#### [Material provided]
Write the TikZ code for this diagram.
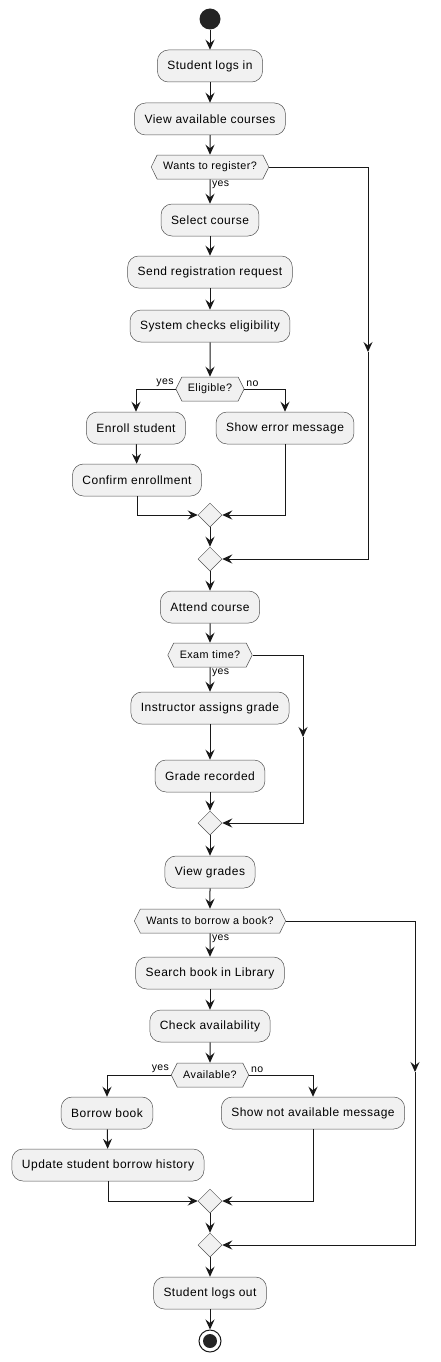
\documentclass[tikz,border=0pt]{standalone}
\usepackage{fontspec}
\setmainfont{Liberation Sans}[LetterSpace=4]
\usetikzlibrary{arrows.meta,shapes.geometric,shapes.symbols}
\definecolor{actfill}{HTML}{F1F1F1}
\definecolor{actline}{HTML}{181818}
\tikzset{
  action/.style={draw=actline!75, line width=0.5pt, fill=actfill, rounded corners=11pt,
    minimum height=32pt, inner xsep=10pt, font=\fontsize{12}{14}\selectfont},
  test/.style={draw=actline!75, line width=0.5pt, fill=actfill, shape=signal,
    signal to=west and east, signal pointer angle=127, minimum height=24pt,
    inner xsep=6pt, inner ysep=2pt, font=\fontsize{10.8}{12}\selectfont},
  merge/.style={draw=actline!75, line width=0.5pt, fill=actfill, diamond,
    minimum width=24pt, minimum height=24pt, inner sep=0pt},
  flow/.style={line width=1pt, draw=actline, -{Stealth[length=10pt,width=9pt,inset=3.5pt]}},
  guard/.style={font=\fontsize{10.5}{12}\selectfont, inner sep=1.5pt},
}

\begin{document}
\begin{tikzpicture}[x=1pt,y=-1pt]
  \useasboundingbox (0,0) rectangle (441,1362);

  \node [circle, fill=actline!95, minimum size=21pt, inner sep=0pt] (start) at (210,19) {};

  \node [action] (login)   at (210,66)  {Student logs in};
  \node [action] (courses) at (210,119) {View available courses};
  \node [test]   (reg)     at (210,167) {Wants to register?};
  \node [action] (select)  at (210,220) {Select course};
  \node [action] (send)    at (210,272) {Send registration request};
  \node [action] (check)   at (210,326) {System checks eligibility};
  \node [test]   (elig)    at (210,389) {Eligible?};
  \node [action] (enroll)  at (136,428) {Enroll student};
  \node [action] (confirm) at (137,480) {Confirm enrollment};
  \node [action] (error)   at (285,428) {Show error message};
  \node [merge]  (m1)      at (210,515) {};
  \node [merge]  (m2)      at (210,559) {};

  \node [action] (attend)  at (210,607) {Attend course};
  \node [test]   (exam)    at (210,655) {Exam time?};
  \node [action] (assign)  at (210,708) {Instructor assigns grade};
  \node [action] (record)  at (210,776) {Grade recorded};
  \node [merge]  (m3)      at (210,823) {};

  \node [action] (grades)  at (210,872)  {View grades};
  \node [test]   (borrowq) at (210,921)  {Wants to borrow a book?};
  \node [action] (search)  at (210,973)  {Search book in Library};
  \node [action] (avail)   at (210,1026) {Check availability};
  \node [test]   (availq)  at (210,1075) {Available?};
  \node [action] (borrow)  at (107,1113) {Borrow book};
  \node [action] (history) at (108,1165) {Update student borrow history};
  \node [action] (notav)   at (313,1113) {Show not available message};
  \node [merge]  (m4)      at (210,1201) {};
  \node [merge]  (m5)      at (210,1245) {};
  \node [action] (logout)  at (210,1293) {Student logs out};

  \node [circle, draw=actline, line width=1pt, fill=white, minimum size=22pt, inner sep=0pt] (stop) at (210,1341) {};
  \node [circle, fill=actline!95, minimum size=14pt, inner sep=0pt] (stopdot) at (stop) {};

  % skip lanes on the right
  \coordinate (skip1) at (368,167);  \coordinate (skip1mid) at (368,352);
  \coordinate (skip2) at (303,655);  \coordinate (skip2mid) at (303,737);
  \coordinate (skip3) at (415,921);  \coordinate (skip3mid) at (415,1072);

  \foreach \a/\b in {start/login, login/courses, courses/reg, select/send, send/check,
    check/elig, enroll/confirm, m1/m2, m2/attend, attend/exam, assign/record, record/m3,
    m3/grades, grades/borrowq, search/avail, avail/availq, borrow/history, m4/m5,
    m5/logout, logout/stop}
  {
    \draw [flow] (\a) -- (\b);
  }

  \draw [flow] (reg) -- node [guard, anchor=north west, pos=0] {yes} (select);
  \draw [flow] (exam) -- node [guard, anchor=north west, pos=0] {yes} (assign);
  \draw [flow] (borrowq) -- node [guard, anchor=north west, pos=0] {yes} (search);

  \draw [flow] (elig.west) -| node [guard, anchor=south east, pos=0] {yes} (enroll);
  \draw [flow] (elig.east) -| node [guard, anchor=south west, pos=0] {no} (error);
  \draw [flow] (confirm) |- (m1.west);
  \draw [flow] (error) |- (m1.east);

  \draw [flow] (availq.west) -| node [guard, anchor=south east, pos=0] {yes} (borrow);
  \draw [flow] (availq.east) -| node [guard, anchor=south west, pos=0] {no} (notav);
  \draw [flow] (history) |- (m4.west);
  \draw [flow] (notav) |- (m4.east);

  \draw [flow] (reg.east) -- (skip1) -- (skip1mid);
  \draw [flow] (skip1mid) |- (m2.east);
  \draw [flow] (exam.east) -- (skip2) -- (skip2mid);
  \draw [flow] (skip2mid) |- (m3.east);
  \draw [flow] (borrowq.east) -- (skip3) -- (skip3mid);
  \draw [flow] (skip3mid) |- (m5.east);

\end{tikzpicture}
\end{document}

#### [Problem to solve]
Make an exact copy of the data, leaving its pictures out.

#### [Complete output]
Write the TikZ code for this diagram.
\documentclass[tikz,border=0pt]{standalone}
\usepackage{fontspec}
\setmainfont{Liberation Sans}[LetterSpace=4]
\usetikzlibrary{arrows.meta,shapes.geometric,shapes.symbols}
\definecolor{actfill}{HTML}{F1F1F1}
\definecolor{actline}{HTML}{181818}
\tikzset{
  action/.style={draw=actline!75, line width=0.5pt, fill=actfill, rounded corners=11pt,
    minimum height=32pt, inner xsep=10pt, font=\fontsize{12}{14}\selectfont},
  test/.style={draw=actline!75, line width=0.5pt, fill=actfill, shape=signal,
    signal to=west and east, signal pointer angle=127, minimum height=24pt,
    inner xsep=6pt, inner ysep=2pt, font=\fontsize{10.8}{12}\selectfont},
  merge/.style={draw=actline!75, line width=0.5pt, fill=actfill, diamond,
    minimum width=24pt, minimum height=24pt, inner sep=0pt},
  flow/.style={line width=1pt, draw=actline, -{Stealth[length=10pt,width=9pt,inset=3.5pt]}},
  guard/.style={font=\fontsize{10.5}{12}\selectfont, inner sep=1.5pt},
}

\begin{document}
\begin{tikzpicture}[x=1pt,y=-1pt]
  \useasboundingbox (0,0) rectangle (441,1362);

  \node [circle, fill=actline!95, minimum size=21pt, inner sep=0pt] (start) at (210,19) {};

  \node [action] (login)   at (210,66)  {Student logs in};
  \node [action] (courses) at (210,119) {View available courses};
  \node [test]   (reg)     at (210,167) {Wants to register?};
  \node [action] (select)  at (210,220) {Select course};
  \node [action] (send)    at (210,272) {Send registration request};
  \node [action] (check)   at (210,326) {System checks eligibility};
  \node [test]   (elig)    at (210,389) {Eligible?};
  \node [action] (enroll)  at (136,428) {Enroll student};
  \node [action] (confirm) at (137,480) {Confirm enrollment};
  \node [action] (error)   at (285,428) {Show error message};
  \node [merge]  (m1)      at (210,515) {};
  \node [merge]  (m2)      at (210,559) {};

  \node [action] (attend)  at (210,607) {Attend course};
  \node [test]   (exam)    at (210,655) {Exam time?};
  \node [action] (assign)  at (210,708) {Instructor assigns grade};
  \node [action] (record)  at (210,776) {Grade recorded};
  \node [merge]  (m3)      at (210,823) {};

  \node [action] (grades)  at (210,872)  {View grades};
  \node [test]   (borrowq) at (210,921)  {Wants to borrow a book?};
  \node [action] (search)  at (210,973)  {Search book in Library};
  \node [action] (avail)   at (210,1026) {Check availability};
  \node [test]   (availq)  at (210,1075) {Available?};
  \node [action] (borrow)  at (107,1113) {Borrow book};
  \node [action] (history) at (108,1165) {Update student borrow history};
  \node [action] (notav)   at (313,1113) {Show not available message};
  \node [merge]  (m4)      at (210,1201) {};
  \node [merge]  (m5)      at (210,1245) {};
  \node [action] (logout)  at (210,1293) {Student logs out};

  \node [circle, draw=actline, line width=1pt, fill=white, minimum size=22pt, inner sep=0pt] (stop) at (210,1341) {};
  \node [circle, fill=actline!95, minimum size=14pt, inner sep=0pt] (stopdot) at (stop) {};

  % skip lanes on the right
  \coordinate (skip1) at (368,167);  \coordinate (skip1mid) at (368,352);
  \coordinate (skip2) at (303,655);  \coordinate (skip2mid) at (303,737);
  \coordinate (skip3) at (415,921);  \coordinate (skip3mid) at (415,1072);

  \foreach \a/\b in {start/login, login/courses, courses/reg, select/send, send/check,
    check/elig, enroll/confirm, m1/m2, m2/attend, attend/exam, assign/record, record/m3,
    m3/grades, grades/borrowq, search/avail, avail/availq, borrow/history, m4/m5,
    m5/logout, logout/stop}
  {
    \draw [flow] (\a) -- (\b);
  }

  \draw [flow] (reg) -- node [guard, anchor=north west, pos=0] {yes} (select);
  \draw [flow] (exam) -- node [guard, anchor=north west, pos=0] {yes} (assign);
  \draw [flow] (borrowq) -- node [guard, anchor=north west, pos=0] {yes} (search);

  \draw [flow] (elig.west) -| node [guard, anchor=south east, pos=0] {yes} (enroll);
  \draw [flow] (elig.east) -| node [guard, anchor=south west, pos=0] {no} (error);
  \draw [flow] (confirm) |- (m1.west);
  \draw [flow] (error) |- (m1.east);

  \draw [flow] (availq.west) -| node [guard, anchor=south east, pos=0] {yes} (borrow);
  \draw [flow] (availq.east) -| node [guard, anchor=south west, pos=0] {no} (notav);
  \draw [flow] (history) |- (m4.west);
  \draw [flow] (notav) |- (m4.east);

  \draw [flow] (reg.east) -- (skip1) -- (skip1mid);
  \draw [flow] (skip1mid) |- (m2.east);
  \draw [flow] (exam.east) -- (skip2) -- (skip2mid);
  \draw [flow] (skip2mid) |- (m3.east);
  \draw [flow] (borrowq.east) -- (skip3) -- (skip3mid);
  \draw [flow] (skip3mid) |- (m5.east);

\end{tikzpicture}
\end{document}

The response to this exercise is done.